Problem: Copy exactly the lines from the start of the data below through the one that carries "24, interval: 2", and only those.

-- begin Records for the task --

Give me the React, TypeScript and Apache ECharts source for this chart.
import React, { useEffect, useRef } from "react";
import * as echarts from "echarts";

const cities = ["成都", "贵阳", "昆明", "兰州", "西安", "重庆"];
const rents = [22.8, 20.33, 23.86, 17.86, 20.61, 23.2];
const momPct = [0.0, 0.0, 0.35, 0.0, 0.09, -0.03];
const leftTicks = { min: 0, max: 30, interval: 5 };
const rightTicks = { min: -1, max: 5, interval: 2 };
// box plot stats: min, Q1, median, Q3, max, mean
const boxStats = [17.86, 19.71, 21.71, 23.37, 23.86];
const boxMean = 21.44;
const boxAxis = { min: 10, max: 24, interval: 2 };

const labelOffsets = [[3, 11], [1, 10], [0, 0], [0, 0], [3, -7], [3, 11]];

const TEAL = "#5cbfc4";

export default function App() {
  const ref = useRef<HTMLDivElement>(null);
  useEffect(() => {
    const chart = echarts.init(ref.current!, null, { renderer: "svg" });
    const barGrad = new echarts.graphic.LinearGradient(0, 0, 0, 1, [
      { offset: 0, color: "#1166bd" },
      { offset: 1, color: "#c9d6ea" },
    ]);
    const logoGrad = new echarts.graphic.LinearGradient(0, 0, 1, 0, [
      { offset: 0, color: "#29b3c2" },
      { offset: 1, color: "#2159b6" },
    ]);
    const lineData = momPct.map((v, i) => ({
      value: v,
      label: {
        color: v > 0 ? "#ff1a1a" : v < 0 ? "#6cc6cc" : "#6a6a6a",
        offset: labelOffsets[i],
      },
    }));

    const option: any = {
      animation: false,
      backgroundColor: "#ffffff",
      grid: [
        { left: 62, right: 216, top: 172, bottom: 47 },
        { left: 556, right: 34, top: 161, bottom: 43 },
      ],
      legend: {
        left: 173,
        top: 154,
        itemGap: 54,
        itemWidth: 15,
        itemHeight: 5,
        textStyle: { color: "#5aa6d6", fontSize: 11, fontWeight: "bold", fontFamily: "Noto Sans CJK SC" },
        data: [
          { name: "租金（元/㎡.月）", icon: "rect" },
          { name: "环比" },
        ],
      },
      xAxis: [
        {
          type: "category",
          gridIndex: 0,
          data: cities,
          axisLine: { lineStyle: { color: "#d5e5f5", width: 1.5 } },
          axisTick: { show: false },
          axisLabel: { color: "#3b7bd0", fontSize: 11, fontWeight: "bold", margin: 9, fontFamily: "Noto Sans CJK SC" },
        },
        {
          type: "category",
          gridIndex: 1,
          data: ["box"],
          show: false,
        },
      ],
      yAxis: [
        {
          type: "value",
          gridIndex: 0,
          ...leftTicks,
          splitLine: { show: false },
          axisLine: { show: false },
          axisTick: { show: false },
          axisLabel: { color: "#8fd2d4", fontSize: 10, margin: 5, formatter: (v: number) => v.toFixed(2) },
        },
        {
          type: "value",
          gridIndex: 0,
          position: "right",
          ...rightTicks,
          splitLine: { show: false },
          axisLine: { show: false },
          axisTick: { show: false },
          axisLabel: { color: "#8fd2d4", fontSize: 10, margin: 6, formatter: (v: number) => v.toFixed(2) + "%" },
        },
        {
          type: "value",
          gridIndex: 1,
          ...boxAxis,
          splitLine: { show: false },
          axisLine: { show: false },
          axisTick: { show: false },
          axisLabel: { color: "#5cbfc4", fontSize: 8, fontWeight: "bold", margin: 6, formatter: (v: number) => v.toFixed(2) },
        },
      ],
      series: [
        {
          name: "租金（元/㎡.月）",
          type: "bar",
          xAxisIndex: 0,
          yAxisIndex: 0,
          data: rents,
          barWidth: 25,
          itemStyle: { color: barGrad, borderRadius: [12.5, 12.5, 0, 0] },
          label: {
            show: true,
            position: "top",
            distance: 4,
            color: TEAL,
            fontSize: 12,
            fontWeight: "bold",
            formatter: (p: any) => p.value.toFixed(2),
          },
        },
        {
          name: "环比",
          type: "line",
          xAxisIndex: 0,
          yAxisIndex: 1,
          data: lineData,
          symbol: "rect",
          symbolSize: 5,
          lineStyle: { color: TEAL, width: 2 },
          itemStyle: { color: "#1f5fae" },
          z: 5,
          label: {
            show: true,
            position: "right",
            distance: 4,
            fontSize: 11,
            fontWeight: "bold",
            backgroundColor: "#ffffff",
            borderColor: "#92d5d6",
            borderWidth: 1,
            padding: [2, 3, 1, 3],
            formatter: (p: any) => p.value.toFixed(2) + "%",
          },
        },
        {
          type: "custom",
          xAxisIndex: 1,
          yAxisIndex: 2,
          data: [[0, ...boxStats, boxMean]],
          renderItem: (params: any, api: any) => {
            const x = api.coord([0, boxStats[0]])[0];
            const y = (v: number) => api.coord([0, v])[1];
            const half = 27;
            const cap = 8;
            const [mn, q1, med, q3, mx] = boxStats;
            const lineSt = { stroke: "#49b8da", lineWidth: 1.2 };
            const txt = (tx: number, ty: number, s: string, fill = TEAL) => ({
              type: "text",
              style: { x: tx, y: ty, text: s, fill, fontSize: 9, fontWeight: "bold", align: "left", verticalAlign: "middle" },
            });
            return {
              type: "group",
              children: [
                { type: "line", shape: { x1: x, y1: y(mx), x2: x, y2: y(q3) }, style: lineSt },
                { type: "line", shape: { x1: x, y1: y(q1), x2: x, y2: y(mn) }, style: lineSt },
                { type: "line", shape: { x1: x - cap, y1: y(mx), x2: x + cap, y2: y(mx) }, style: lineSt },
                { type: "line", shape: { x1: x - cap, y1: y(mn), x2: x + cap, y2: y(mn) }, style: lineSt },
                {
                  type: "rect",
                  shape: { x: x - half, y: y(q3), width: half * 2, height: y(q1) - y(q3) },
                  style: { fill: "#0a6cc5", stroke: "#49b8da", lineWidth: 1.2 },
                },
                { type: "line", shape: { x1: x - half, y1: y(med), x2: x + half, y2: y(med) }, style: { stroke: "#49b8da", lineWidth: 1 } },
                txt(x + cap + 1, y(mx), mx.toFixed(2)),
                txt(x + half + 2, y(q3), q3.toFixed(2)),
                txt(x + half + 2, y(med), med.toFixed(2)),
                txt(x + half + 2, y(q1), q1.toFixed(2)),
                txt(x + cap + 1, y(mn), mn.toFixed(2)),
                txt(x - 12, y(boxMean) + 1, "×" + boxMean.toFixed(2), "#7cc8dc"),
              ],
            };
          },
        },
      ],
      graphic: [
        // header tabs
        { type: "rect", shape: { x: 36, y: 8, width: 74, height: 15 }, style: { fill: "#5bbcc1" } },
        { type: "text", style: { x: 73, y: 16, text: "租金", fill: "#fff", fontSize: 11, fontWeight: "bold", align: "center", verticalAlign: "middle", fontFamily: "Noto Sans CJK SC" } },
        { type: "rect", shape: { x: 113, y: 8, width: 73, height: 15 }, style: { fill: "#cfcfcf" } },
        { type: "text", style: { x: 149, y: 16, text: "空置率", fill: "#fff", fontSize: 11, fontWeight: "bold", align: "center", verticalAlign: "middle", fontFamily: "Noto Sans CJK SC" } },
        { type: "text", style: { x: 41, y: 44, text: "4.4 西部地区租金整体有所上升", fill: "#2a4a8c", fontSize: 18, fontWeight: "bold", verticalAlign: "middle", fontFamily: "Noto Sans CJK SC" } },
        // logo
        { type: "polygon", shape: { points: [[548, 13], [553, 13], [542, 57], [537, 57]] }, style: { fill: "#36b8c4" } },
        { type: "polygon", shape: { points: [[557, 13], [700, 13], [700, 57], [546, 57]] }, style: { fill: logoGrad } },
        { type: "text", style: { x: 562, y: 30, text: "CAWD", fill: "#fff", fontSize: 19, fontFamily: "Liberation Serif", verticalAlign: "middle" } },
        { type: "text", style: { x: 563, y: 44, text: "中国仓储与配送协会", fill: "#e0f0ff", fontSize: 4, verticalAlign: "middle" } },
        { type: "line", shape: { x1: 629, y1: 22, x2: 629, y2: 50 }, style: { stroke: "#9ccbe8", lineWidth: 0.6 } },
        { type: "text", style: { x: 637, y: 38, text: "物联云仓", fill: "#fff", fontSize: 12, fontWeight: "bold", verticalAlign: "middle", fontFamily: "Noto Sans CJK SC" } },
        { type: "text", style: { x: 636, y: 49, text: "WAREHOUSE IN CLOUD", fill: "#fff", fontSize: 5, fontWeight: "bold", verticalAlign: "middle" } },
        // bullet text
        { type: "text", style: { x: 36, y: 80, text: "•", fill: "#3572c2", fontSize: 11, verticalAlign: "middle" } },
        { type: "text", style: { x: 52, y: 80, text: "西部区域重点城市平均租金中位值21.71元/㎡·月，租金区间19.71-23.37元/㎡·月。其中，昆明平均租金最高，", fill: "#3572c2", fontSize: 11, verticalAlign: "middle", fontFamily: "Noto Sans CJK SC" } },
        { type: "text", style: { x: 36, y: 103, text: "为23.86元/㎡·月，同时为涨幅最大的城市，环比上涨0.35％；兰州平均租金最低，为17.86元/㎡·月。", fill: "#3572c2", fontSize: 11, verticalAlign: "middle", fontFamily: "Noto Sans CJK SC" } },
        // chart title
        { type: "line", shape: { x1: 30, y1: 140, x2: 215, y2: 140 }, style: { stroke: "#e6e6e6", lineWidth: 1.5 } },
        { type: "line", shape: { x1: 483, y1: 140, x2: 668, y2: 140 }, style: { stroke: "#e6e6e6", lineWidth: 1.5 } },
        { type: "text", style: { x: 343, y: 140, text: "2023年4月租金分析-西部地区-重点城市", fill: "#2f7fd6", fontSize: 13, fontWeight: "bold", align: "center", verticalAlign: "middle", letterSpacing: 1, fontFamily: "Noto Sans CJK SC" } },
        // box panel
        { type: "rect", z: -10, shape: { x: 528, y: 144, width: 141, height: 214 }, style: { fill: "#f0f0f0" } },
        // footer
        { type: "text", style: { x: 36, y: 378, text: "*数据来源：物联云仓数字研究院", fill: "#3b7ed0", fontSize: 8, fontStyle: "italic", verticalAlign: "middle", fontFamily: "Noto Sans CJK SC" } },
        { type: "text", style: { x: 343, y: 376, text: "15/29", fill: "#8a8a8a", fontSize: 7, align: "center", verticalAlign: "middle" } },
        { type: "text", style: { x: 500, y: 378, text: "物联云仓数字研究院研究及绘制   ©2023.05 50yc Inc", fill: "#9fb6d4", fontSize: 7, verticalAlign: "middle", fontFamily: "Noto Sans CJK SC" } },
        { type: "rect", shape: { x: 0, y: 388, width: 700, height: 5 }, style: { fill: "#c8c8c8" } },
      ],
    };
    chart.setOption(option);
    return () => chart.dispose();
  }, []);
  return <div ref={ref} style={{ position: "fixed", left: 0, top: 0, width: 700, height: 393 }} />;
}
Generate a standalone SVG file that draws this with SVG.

-- end Records for the task --

Result of the task:
Give me the React, TypeScript and Apache ECharts source for this chart.
import React, { useEffect, useRef } from "react";
import * as echarts from "echarts";

const cities = ["成都", "贵阳", "昆明", "兰州", "西安", "重庆"];
const rents = [22.8, 20.33, 23.86, 17.86, 20.61, 23.2];
const momPct = [0.0, 0.0, 0.35, 0.0, 0.09, -0.03];
const leftTicks = { min: 0, max: 30, interval: 5 };
const rightTicks = { min: -1, max: 5, interval: 2 };
// box plot stats: min, Q1, median, Q3, max, mean
const boxStats = [17.86, 19.71, 21.71, 23.37, 23.86];
const boxMean = 21.44;
const boxAxis = { min: 10, max: 24, interval: 2 };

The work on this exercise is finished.